Since the church's presiding bishop, H. David Burton, predicted the church would likely build more square footage in 2010 than Wal-Mart, it should come as no surprise that the church has another new meetinghouse. But it isn't necessarily the new building that has drawn attention. Instead, it is the unique congregation meeting inside, one that consists solely of LDS singles, and their quest to find eternal companionship, that has media buzzing.
The Washington Post reported in a long story Sunday that the new building, "serves the biggest population of single Mormons outside Utah in a neighborhood so thick with church members that it is nicknamed 'Little Provo.'" The article also notes that these LDS singles congregate together not just for spiritual fellowship and worship, but also to find eternal companionship.
In April, the Mormon church announced it was doing away with student wards around colleges and universities and replacing them with young single adult wards like that in Crystal City. Young single adult wards and stakes serve single church members ages 18 to 30. The church began moving in that direction last year when student wards around Weber State University in Ogden were reorganized into young single adult wards. Similar transitions followed with student church units in Cedar City (Southern Utah University), St. George (Dixie State College) and Ephraim (Snow College).

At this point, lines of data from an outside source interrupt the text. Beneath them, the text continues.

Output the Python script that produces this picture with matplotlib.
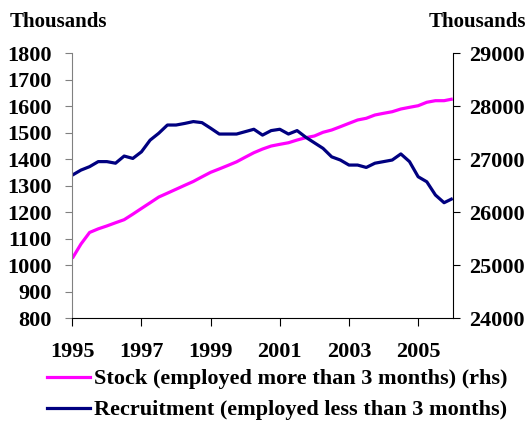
import numpy as np
import matplotlib
matplotlib.use("Agg")
import matplotlib.pyplot as plt
from matplotlib.lines import Line2D

plt.rcParams['font.family'] = ['Liberation Serif', 'DejaVu Serif']
plt.rcParams['font.weight'] = 'bold'

# quarterly, 1995Q1 .. 2006Q1
quarters = 1995 + np.arange(45) / 4.0

# thousands, left axis
recruitment = [1340, 1359, 1372, 1391, 1391, 1385, 1412, 1403, 1428, 1472,
               1498, 1529, 1529, 1535, 1542, 1538, 1517, 1495, 1495, 1495,
               1504, 1513, 1491, 1508, 1513, 1495, 1508, 1483, 1462, 1441,
               1409, 1397, 1378, 1378, 1369, 1385, 1391, 1397, 1420, 1391,
               1334, 1315, 1265, 1236, 1252]

# thousands, right axis
stock = [25130, 25400, 25619, 25687, 25742, 25802, 25860, 25964, 26072, 26179,
         26287, 26360, 26434, 26508, 26581, 26668, 26753, 26817, 26883, 26951,
         27038, 27123, 27192, 27249, 27281, 27311, 27362, 27406, 27438, 27508,
         27551, 27613, 27677, 27740, 27772, 27834, 27866, 27896, 27947, 27979,
         28009, 28074, 28104, 28104, 28136]

year_ticks = [1995, 1997, 1999, 2001, 2003, 2005]
stock_label = "Stock (employed more than 3 months) (rhs)"
recruit_label = "Recruitment (employed less than 3 months)"

fig = plt.figure(figsize=(5.3, 4.22), dpi=100)
ax = fig.add_axes([0.1364, 0.2457, 0.7178, 0.6283])
ax2 = ax.twinx()

ax2.plot(quarters, stock, color='#FF00FF', lw=2.3, solid_capstyle='butt')
ax.plot(quarters, recruitment, color='#000080', lw=2.3, solid_capstyle='butt')
ax.set_zorder(ax2.get_zorder() + 1)
ax.patch.set_visible(False)

ax.set_xlim(1995, 2006)
ax.set_ylim(800, 1800)
ax2.set_ylim(24000, 29000)
ax.set_yticks(np.arange(800, 1801, 100))
ax2.set_yticks(np.arange(24000, 29001, 1000))
ax.set_xticks(year_ticks)
ax.set_xticklabels([str(y) for y in year_ticks])

for a in (ax, ax2):
    a.spines['top'].set_visible(False)
ax.spines['left'].set_color('#808080')
ax.spines['right'].set_visible(False)
ax2.spines['left'].set_visible(False)
ax2.spines['bottom'].set_visible(False)
ax.spines['bottom'].set_color('black')
ax2.spines['right'].set_color('black')

ax.tick_params(axis='y', direction='out', length=5, color='#808080',
               labelsize=16, pad=10)
ax.tick_params(axis='x', direction='out', length=6, color='black',
               labelsize=16, pad=11)
ax2.tick_params(axis='y', direction='out', length=5, color='black',
                labelsize=16, pad=7)

fig.text(0.019, 0.9367, "Thousands", fontsize=15, fontweight='bold',
         ha='left', va='baseline')
fig.text(0.993, 0.9367, "Thousands", fontsize=15, fontweight='bold',
         ha='right', va='baseline')

handles = [Line2D([], [], color='#FF00FF', lw=2.3),
           Line2D([], [], color='#000080', lw=2.3)]
fig.legend(handles, [stock_label, recruit_label], loc='upper left',
           bbox_to_anchor=(0.088, 0.126), frameon=False, fontsize=16,
           handlelength=1.95, handletextpad=0.19, labelspacing=0.47,
           borderpad=0, borderaxespad=0)

fig.savefig("out.png", dpi=100)
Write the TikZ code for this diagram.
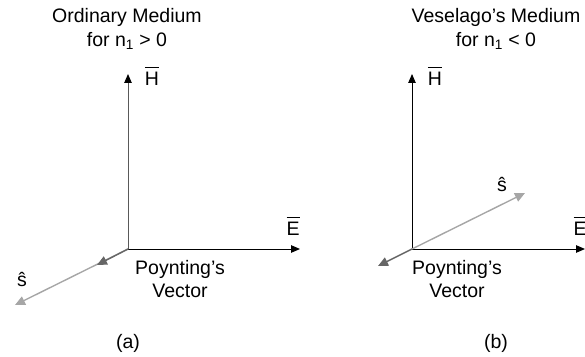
\documentclass[tikz,border=0pt]{standalone}
\usepackage{fontspec}
\setmainfont{Liberation Sans}
\usetikzlibrary{arrows.meta, positioning, calc}
\newcommand{\barvec}[1]{$\overline{\mbox{#1\rule{0pt}{0.84em}}}$}

\begin{document}
\begin{tikzpicture}[x=1pt, y=1pt, font=\fontsize{19.5}{23.5}\selectfont,
    >={Triangle[length=9pt, width=7.5pt]},
    axis/.style={->, line width=1pt, draw=black},
    haxis/.style={line width=1pt, draw=black!65, -{Triangle[length=9pt, width=7.5pt, color=black]}},
    slight/.style={-{Triangle[length=10pt, width=9pt]}, line width=1.4pt, draw=black!35},
    sdark/.style={-{Triangle[length=10pt, width=9pt]}, line width=1.4pt, draw=black!60},
    lbl/.style={inner sep=1pt}]
  \useasboundingbox (0,0) rectangle (585,356);

  % (a) ordinary medium
  \node [align=center] (titleA) at (127,327) {Ordinary Medium\\for n\textsubscript{1} > 0};
  \coordinate (oA) at (128,107);
  \coordinate (hA) at (128,282);
  \coordinate (eA) at (300,107);
  \coordinate (sA) at (15,51);
  \coordinate (pA) at (97,91);
  \node [lbl] (hlabA) at (152,280) {\barvec{H}};
  \node [lbl] (elabA) at (293,130) {\barvec{E}};
  \node [lbl] (slabA) at (22,77) {\^{s}};
  \node [align=center, lbl] (poyA) at (180,77) {Poynting's\\Vector};
  \node (capA) at (128,13) {(a)};

  \draw [haxis] (oA) -- (hA);
  \draw [axis] (oA) -- (eA);
  \draw [slight] (oA) -- (sA);
  \draw [sdark] (oA) -- (pA);

  % (b) Veselago's medium
  \node [align=center] (titleB) at (496,327) {Veselago's Medium\\for n\textsubscript{1} < 0};
  \coordinate (oB) at (412,107);
  \coordinate (hB) at (412,282);
  \coordinate (eB) at (585,107);
  \coordinate (sB) at (525,163);
  \coordinate (pB) at (378,90);
  \node [lbl] (hlabB) at (435,280) {\barvec{H}};
  \node [lbl] (elabB) at (580,130) {\barvec{E}};
  \node [lbl] (slabB) at (502,172) {\^{s}};
  \node [align=center, lbl] (poyB) at (457,77) {Poynting's\\Vector};
  \node (capB) at (496,13) {(b)};

  \draw [axis] (oB) -- (hB);
  \draw [axis] (oB) -- (eB);
  \draw [slight] (oB) -- (sB);
  \draw [sdark] (oB) -- (pB);
\end{tikzpicture}
\end{document}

Commenting on the Post's article, Gawker's Lauri Apple commented that the new building's "purpose is to help congregants mix, mingle and get married as soon as possible, in keeping with the Mormon tradition." Also, the Daily Mail said the chapel "represents Mormonism's exalted view of marriage and its strategy is to get single people to wed as quickly as possible by separating them from married people."
Contrary to these reports, while the LDS Church teaches that marriage is of eternal consequence and should not be postponed, it also teaches that the decision to wed deserves thoughtful, prayerful consideration and should never be made in haste.

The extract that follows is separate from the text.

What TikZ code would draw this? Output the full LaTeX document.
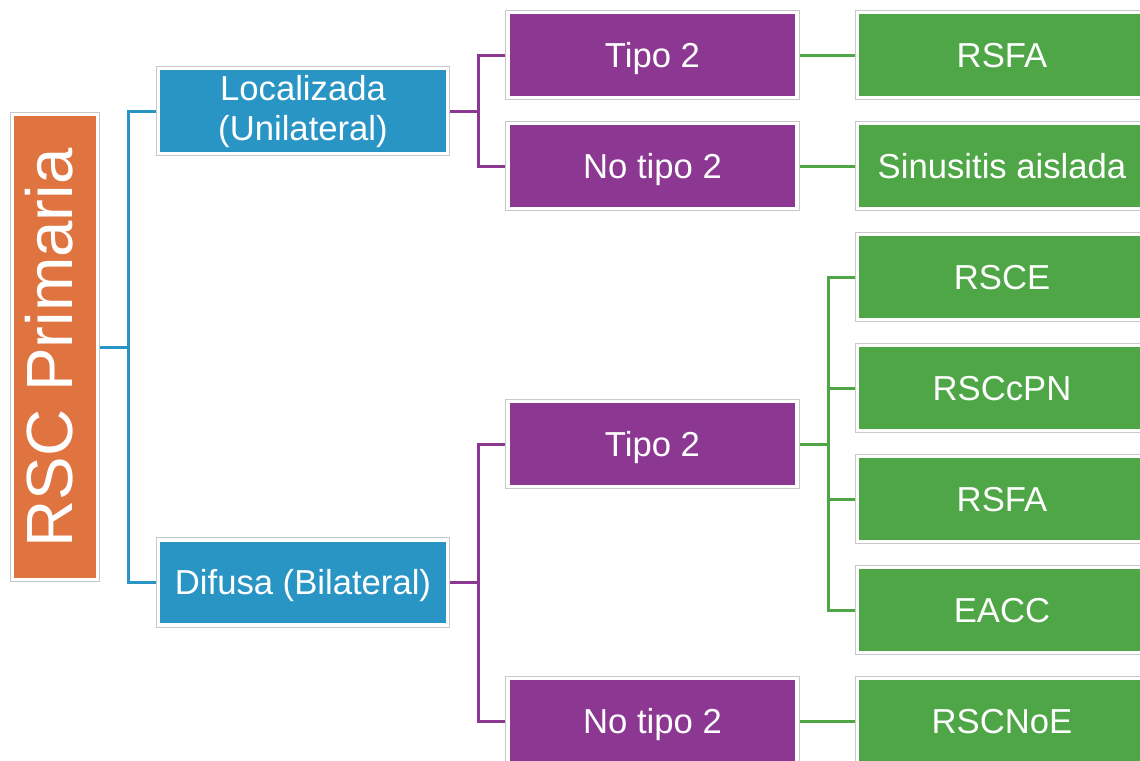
\documentclass[tikz,border=0pt]{standalone}
\usepackage{fontspec}
\setmainfont{Liberation Sans}
\usetikzlibrary{backgrounds}
\definecolor{cOrange}{RGB}{224,116,64}
\definecolor{cBlue}{RGB}{41,149,197}
\definecolor{cPurple}{RGB}{140,55,146}
\definecolor{cGreen}{RGB}{78,166,71}
\definecolor{cEdge}{RGB}{200,200,200}
\tikzset{
  box/.style={draw=white, line width=2.6pt, preaction={draw=cEdge, line width=4.2pt},
    text=white, align=center, inner sep=0pt, text height=18.6pt, text depth=0pt,
    font=\fontsize{26}{30}\selectfont},
  orangebox/.style={box, fill=cOrange, minimum width=63.5pt, minimum height=348.5pt},
  bluebox/.style={box, fill=cBlue, minimum width=217pt, minimum height=64pt},
  purplebox/.style={box, fill=cPurple, minimum width=217pt, minimum height=64pt},
  greenbox/.style={box, fill=cGreen, minimum width=217pt, minimum height=64pt},
  twoline/.style={text height=48.6pt, text depth=4pt},
  vtext/.style={rotate=90, text=white, inner sep=0pt, text height=35pt, text depth=0pt,
    font=\fontsize{49}{55}\selectfont},
  bline/.style={draw=cBlue, line width=2.25pt},
  pline/.style={draw=cPurple, line width=2.25pt},
  gline/.style={draw=cGreen, line width=2.25pt},
}
\begin{document}
\begin{tikzpicture}[x=0.75pt, y=-0.75pt]
\useasboundingbox (0,0) rectangle (1140,761);
\clip (0,0) rectangle (1140,761);
% nodes
\node[orangebox] (rsc) at (55,347) {};
\node[vtext] (rsct) at (49,348) {RSC Primaria};
\node[bluebox, twoline] (loc) at (303,111) {Localizada\\(Unilateral)};
\node[bluebox] (dif) at (303,582.5) {Difusa (Bilateral)};
\node[purplebox] (t2a) at (652.5,55) {Tipo 2};
\node[purplebox] (nt2a) at (652.5,166) {No tipo 2};
\node[purplebox] (t2b) at (652.5,444) {Tipo 2};
\node[purplebox] (nt2b) at (652.5,721) {No tipo 2};
\node[greenbox] (g1) at (1002,55) {RSFA};
\node[greenbox] (g2) at (1002,166) {Sinusitis aislada};
\node[greenbox] (g3) at (1002,277) {RSCE};
\node[greenbox] (g4) at (1002,388) {RSCcPN};
\node[greenbox] (g5) at (1002,499) {RSFA};
\node[greenbox] (g6) at (1002,610) {EACC};
\node[greenbox] (g7) at (1002,721) {RSCNoE};
\coordinate (j1) at (128,347);
\coordinate (j2) at (478,111);
\coordinate (j3) at (478,582.5);
\coordinate (j4) at (828,444);
\begin{scope}[on background layer]
\draw[bline] (rsc.east) -- (j1);
\draw[bline] (loc.west) -| (j1) |- (dif.west);
\draw[pline] (loc.east) -- (j2);
\draw[pline] (t2a.west) -| (j2) |- (nt2a.west);
\draw[pline] (dif.east) -- (j3);
\draw[pline] (t2b.west) -| (j3) |- (nt2b.west);
\draw[gline] (t2a.east) -- (g1.west);
\draw[gline] (nt2a.east) -- (g2.west);
\draw[gline] (nt2b.east) -- (g7.west);
\draw[gline] (t2b.east) -- (j4);
\draw[gline] (g3.west) -| (j4) |- (g6.west);
\draw[gline] (g4.west) -| (j4);
\draw[gline] (g5.west) -| (j4);
\end{scope}
\end{tikzpicture}
\end{document}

Nonetheless, all this media attention about LDS singles and marriage comes in the wake of LDS Church President Thomas S. Monson's conference address emphasizing the importance of getting married.
"Perhaps you are having a little too much fun being single," President Monson told men, "taking extravagant vacations, buying expensive cars and toys, and just generally enjoying the carefree life with your friends. I've encountered groups of you running around together, and I admit that I've wondered why you aren't out with the young ladies.
Serving some 800-single LDS members in the Washington D.C. area, this new chapel may be yet another strong reminder for LDS singles to keep marriage on their minds.